Is it necessary to copy block before storing it in collection if I want to have 2 independent instances?

The above hopefully tells you that copying won't get you two independent instances of the captured __block variable. For that you need distinct __block variables to capture, which you get from distinct invocations of the function they are declared in. Every call to answer4() above returns a block which has captured a distinct/"independent instance" of the __block attributed variable x.

HTH more than it confuses!

Answer 2

First, in your code there is only one block instance created per call of f1, as there is only one ^{ } expression which is only run once. Even if there were multiple blocks, created in a particular call of f1, they would reference the same x variable, since it is a __block variable, so it is captured by reference. Also, copying a block does not create multiple instances of the block -- it simply moves the block from stack to the heap if it is not already on the heap.

It is necessary to copy the block before storing it in the collection, not because it will create multiple instances of the block (it doesn't), but because a block by default starts out on the stack as an optimization. If you will be storing it in a place that will outlive the scope where the block was created, you must "copy" the block which moves it from the stack to the heap (if it isn't there already). (The collection will "retain" the object that it needs to store, but retaining a block doesn't move it from the stack to the heap.) However, recent versions of the Clang compiler, when compiling in ARC, will implicitly add a copy when you pass a variable of block type into a function parameter of non-block object type (e.g. here, -[NSMutableArray addObject:], which takes type id), so you don't have to do it yourself.

Answer 3

First, The block store in both storage1 and storage2 is same block instance. Then, block store in storage2 can update i variable.

Second, If you want to have 2 independent block instances. You must call Block_copy function.

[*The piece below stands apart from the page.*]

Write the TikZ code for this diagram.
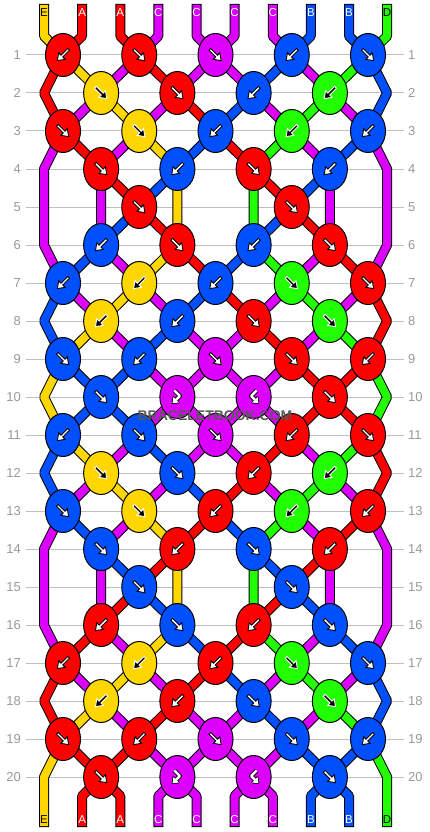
\documentclass[tikz,border=0pt]{standalone}
\usepackage{fontspec}
\setmainfont{Liberation Sans}
\usetikzlibrary{shapes.geometric}
\pgfdeclarelayer{gridl}
\pgfdeclarelayer{strl}
\pgfsetlayers{gridl,strl,main}
\definecolor{cR}{HTML}{FF0000}
\definecolor{cY}{HTML}{FFD700}
\definecolor{cM}{HTML}{DD00FF}
\definecolor{cB}{HTML}{0050FF}
\definecolor{cG}{HTML}{22FF00}
\tikzset{
 knot/.style={ellipse, draw=black, line width=1pt, minimum width=35pt, minimum height=43pt, inner sep=0pt},
 sout/.style={line width=10pt, draw=black, line cap=rect, line join=bevel},
 sin/.style={line width=8pt, line cap=rect, line join=bevel},
 gridline/.style={draw=black!25, line width=1pt},
 rowlab/.style={font=\fontsize{13}{13}\selectfont, text=black!40, inner sep=0pt},
 slab/.style={font=\fontsize{11.5}{11.5}\selectfont, inner sep=0pt},
 wm/.style={font=\bfseries\fontsize{14}{14}\selectfont, inner sep=0pt},
}
\newcommand\bstr[2]{\draw[sout] #2; \draw[sin,draw=#1] #2;}
\begin{document}
\begin{tikzpicture}[x=1pt,y=-1pt]
\useasboundingbox (0,0) rectangle (430,832);
% grid lines and row numbers
\begin{pgfonlayer}{gridl}
\foreach \r in {1,...,20}{
  \node[rowlab, anchor=east] (ll\r) at (21,{17+38*\r}) {\r};
  \node[rowlab, anchor=west] (rl\r) at (408,{17+38*\r}) {\r};
  \draw[gridline] ([xshift=5pt]ll\r.east) -- ([xshift=-4pt]rl\r.west);
}
\end{pgfonlayer}
% helper coordinates
\foreach \i in {1,...,10}{
  \pgfmathsetmacro\xs{44+38.125*(\i-1)}
  \coordinate (T\i) at (\xs,9);
  \coordinate (U\i) at (\xs,36);
  \coordinate (D\i) at (\xs,796);
  \coordinate (E\i) at (\xs,822);
}
\foreach \r in {2,4,...,20}{
  \coordinate (L\r) at (44,{17+38*\r});
  \coordinate (R\r) at (387.125,{17+38*\r});
}
% knots
\foreach \r/\c/\col/\a/\fg/\bg in {
1/1/cR/-135/white/black, 1/3/cR/-45/white/black, 1/5/cM/-45/white/black, 1/7/cB/-135/white/black, 1/9/cB/-45/white/black,
2/2/cY/-45/black/white, 2/4/cR/-45/white/black, 2/6/cB/-135/white/black, 2/8/cG/-135/black/white,
3/1/cR/-45/white/black, 3/3/cY/-45/black/white, 3/5/cB/-135/white/black, 3/7/cG/-135/black/white, 3/9/cB/-135/white/black,
4/2/cR/-45/white/black, 4/4/cB/-135/white/black, 4/6/cR/-45/white/black, 4/8/cB/-135/white/black,
5/3/cR/-45/white/black, 5/7/cR/-45/white/black,
6/2/cB/-135/white/black, 6/4/cR/-45/white/black, 6/6/cB/-135/white/black, 6/8/cR/-45/white/black,
7/1/cB/-135/white/black, 7/3/cY/-135/black/white, 7/5/cB/-135/white/black, 7/7/cG/-45/black/white, 7/9/cR/-45/white/black,
8/2/cY/-135/black/white, 8/4/cB/-135/white/black, 8/6/cR/-45/white/black, 8/8/cG/-45/black/white,
9/1/cB/-45/white/black, 9/3/cB/-135/white/black, 9/5/cM/-45/white/black, 9/7/cR/-45/white/black, 9/9/cR/-135/white/black,
10/2/cB/-45/white/black, 10/8/cR/-45/white/black,
11/1/cB/-135/white/black, 11/3/cB/-45/white/black, 11/5/cM/-45/white/black, 11/7/cR/-135/white/black, 11/9/cR/-45/white/black,
12/2/cY/-45/black/white, 12/4/cB/-45/white/black, 12/6/cR/-135/white/black, 12/8/cG/-135/black/white,
13/1/cB/-45/white/black, 13/3/cY/-45/black/white, 13/5/cR/-135/white/black, 13/7/cG/-135/black/white, 13/9/cR/-135/white/black,
14/2/cB/-45/white/black, 14/4/cR/-135/white/black, 14/6/cB/-45/white/black, 14/8/cR/-135/white/black,
15/3/cB/-45/white/black, 15/7/cB/-45/white/black,
16/2/cR/-135/white/black, 16/4/cB/-45/white/black, 16/6/cR/-135/white/black, 16/8/cB/-45/white/black,
17/1/cR/-135/white/black, 17/3/cY/-135/black/white, 17/5/cR/-135/white/black, 17/7/cG/-45/black/white, 17/9/cB/-45/white/black,
18/2/cY/-135/black/white, 18/4/cR/-135/white/black, 18/6/cB/-45/white/black, 18/8/cG/-45/black/white,
19/1/cR/-45/white/black, 19/3/cR/-135/white/black, 19/5/cM/-45/white/black, 19/7/cB/-45/white/black, 19/9/cB/-135/white/black,
20/2/cR/-45/white/black, 20/8/cB/-45/white/black}{
  \node[knot, fill=\col] (K\r-\c) at ({63+38.125*(\c-1)},{17+38*\r}) {};
  \begin{scope}[shift={(K\r-\c.center)}, rotate=\a]
    \filldraw[fill=\fg, draw=\bg, line width=0.9pt, line join=miter]
      (-8,-1.3) -- (1.5,-1.3) -- (1.5,-4.6) -- (8,0) -- (1.5,4.6) -- (1.5,1.3) -- (-8,1.3) -- cycle;
  \end{scope}
}
% forward-backward / backward-forward knots
\foreach \r/\c/\xf in {10/4/1, 10/6/-1, 20/4/1, 20/6/-1}{
  \node[knot, fill=cM] (K\r-\c) at ({63+38.125*(\c-1)},{17+38*\r}) {};
  \begin{scope}[shift={(K\r-\c.center)}, xscale=\xf]
    \draw[black, line width=4.2pt, line join=round] (-3,-6.5) -- (2.5,-1) -- (-1.5,3);
    \filldraw[black, line width=1.6pt, line join=round] (-4.8,6.3) -- (1.4,5.5) -- (-4,0.1) -- cycle;
    \draw[white, line width=2.4pt, line join=round] (-3,-6.5) -- (2.5,-1) -- (-1.5,3);
    \fill[white] (-4.8,6.3) -- (1.4,5.5) -- (-4,0.1) -- cycle;
  \end{scope}
}
% strings
\begin{pgfonlayer}{strl}
\bstr{cY}{(T1) -- (U1) -- (K1-1.center) -- (K2-2.center) -- (K3-3.center) -- (K4-4.center) -- (K6-4.center) -- (K7-3.center) -- (K8-2.center) -- (K9-1.center) -- (L10) -- (K11-1.center) -- (K12-2.center) -- (K13-3.center) -- (K14-4.center) -- (K16-4.center) -- (K17-3.center) -- (K18-2.center) -- (K19-1.center) -- (L20) -- (E1)}
\bstr{cR}{(T2) -- (U2) -- (K1-1.center) -- (L2) -- (K3-1.center) -- (K4-2.center) -- (K5-3.center) -- (K6-4.center) -- (K7-5.center) -- (K8-6.center) -- (K9-7.center) -- (K10-8.center) -- (K11-9.center) -- (R12) -- (K13-9.center) -- (K14-8.center) -- (K15-7.center) -- (K16-6.center) -- (K17-5.center) -- (K18-4.center) -- (K19-3.center) -- (K20-2.center) -- (D2) -- (E2)}
\bstr{cR}{(T3) -- (U3) -- (K1-3.center) -- (K2-4.center) -- (K3-5.center) -- (K4-6.center) -- (K5-7.center) -- (K6-8.center) -- (K7-9.center) -- (R8) -- (K9-9.center) -- (K10-8.center) -- (K11-7.center) -- (K12-6.center) -- (K13-5.center) -- (K14-4.center) -- (K15-3.center) -- (K16-2.center) -- (K17-1.center) -- (L18) -- (K19-1.center) -- (K20-2.center) -- (D3) -- (E3)}
\bstr{cM}{(T4) -- (U4) -- (K1-3.center) -- (K2-2.center) -- (K3-1.center) -- (L4) -- (L6) -- (K7-1.center) -- (K8-2.center) -- (K9-3.center) -- (K10-4.center) -- (K11-3.center) -- (K12-2.center) -- (K13-1.center) -- (L14) -- (L16) -- (K17-1.center) -- (K18-2.center) -- (K19-3.center) -- (K20-4.center) -- (D4) -- (E4)}
\bstr{cM}{(T5) -- (U5) -- (K1-5.center) -- (K2-6.center) -- (K3-7.center) -- (K4-8.center) -- (K6-8.center) -- (K7-7.center) -- (K8-6.center) -- (K9-5.center) -- (K10-4.center) -- (K11-5.center) -- (K12-6.center) -- (K13-7.center) -- (K14-8.center) -- (K16-8.center) -- (K17-7.center) -- (K18-6.center) -- (K19-5.center) -- (K20-4.center) -- (D5) -- (E5)}
\bstr{cM}{(T6) -- (U6) -- (K1-5.center) -- (K2-4.center) -- (K3-3.center) -- (K4-2.center) -- (K6-2.center) -- (K7-3.center) -- (K8-4.center) -- (K9-5.center) -- (K10-6.center) -- (K11-5.center) -- (K12-4.center) -- (K13-3.center) -- (K14-2.center) -- (K16-2.center) -- (K17-3.center) -- (K18-4.center) -- (K19-5.center) -- (K20-6.center) -- (D6) -- (E6)}
\bstr{cM}{(T7) -- (U7) -- (K1-7.center) -- (K2-8.center) -- (K3-9.center) -- (R4) -- (R6) -- (K7-9.center) -- (K8-8.center) -- (K9-7.center) -- (K10-6.center) -- (K11-7.center) -- (K12-8.center) -- (K13-9.center) -- (R14) -- (R16) -- (K17-9.center) -- (K18-8.center) -- (K19-7.center) -- (K20-6.center) -- (D7) -- (E7)}
\bstr{cB}{(T8) -- (U8) -- (K1-7.center) -- (K2-6.center) -- (K3-5.center) -- (K4-4.center) -- (K5-3.center) -- (K6-2.center) -- (K7-1.center) -- (L8) -- (K9-1.center) -- (K10-2.center) -- (K11-3.center) -- (K12-4.center) -- (K13-5.center) -- (K14-6.center) -- (K15-7.center) -- (K16-8.center) -- (K17-9.center) -- (R18) -- (K19-9.center) -- (K20-8.center) -- (D8) -- (E8)}
\bstr{cB}{(T9) -- (U9) -- (K1-9.center) -- (R2) -- (K3-9.center) -- (K4-8.center) -- (K5-7.center) -- (K6-6.center) -- (K7-5.center) -- (K8-4.center) -- (K9-3.center) -- (K10-2.center) -- (K11-1.center) -- (L12) -- (K13-1.center) -- (K14-2.center) -- (K15-3.center) -- (K16-4.center) -- (K17-5.center) -- (K18-6.center) -- (K19-7.center) -- (K20-8.center) -- (D9) -- (E9)}
\bstr{cG}{(T10) -- (U10) -- (K1-9.center) -- (K2-8.center) -- (K3-7.center) -- (K4-6.center) -- (K6-6.center) -- (K7-7.center) -- (K8-8.center) -- (K9-9.center) -- (R10) -- (K11-9.center) -- (K12-8.center) -- (K13-7.center) -- (K14-6.center) -- (K16-6.center) -- (K17-7.center) -- (K18-8.center) -- (K19-9.center) -- (R20) -- (E10)}
\end{pgfonlayer}
% string letters
\foreach \i/\t/\tc in {1/E/black, 2/A/white, 3/A/white, 4/C/white, 5/C/white, 6/C/white, 7/C/white, 8/B/white, 9/B/white, 10/D/black}{
  \node[slab, text=\tc] (tl\i) at ({44+38.125*(\i-1)},12.5) {\t};
  \node[slab, text=\tc] (bl\i) at ({44+38.125*(\i-1)},820) {\t};
}
% watermark
\node[wm, text=black!65] (wm) at (215,416) {BRACELETBOOK.COM};
\end{tikzpicture}
\end{document}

Third, When you copy block, variable with __block specifier is same in both block. Impossible copy variable with __block specifier. Final, If you copy block also, 2 block will can update variable i.

According Apple document: https://developer.apple.com/library/archive/documentation/Cocoa/Conceptual/Blocks/Articles/bxVariables.html#//apple_ref/doc/uid/TP40007502-CH6-SW6

__block variables live in storage that is shared between the lexical scope of the variable and all blocks and block copies declared or created within the variable’s lexical scope. Thus, the storage will survive the destruction of the stack frame if any copies of the blocks declared within the frame survive beyond the end of the frame (for example, by being enqueued somewhere for later execution). Multiple blocks in a given lexical scope can simultaneously use a shared variable.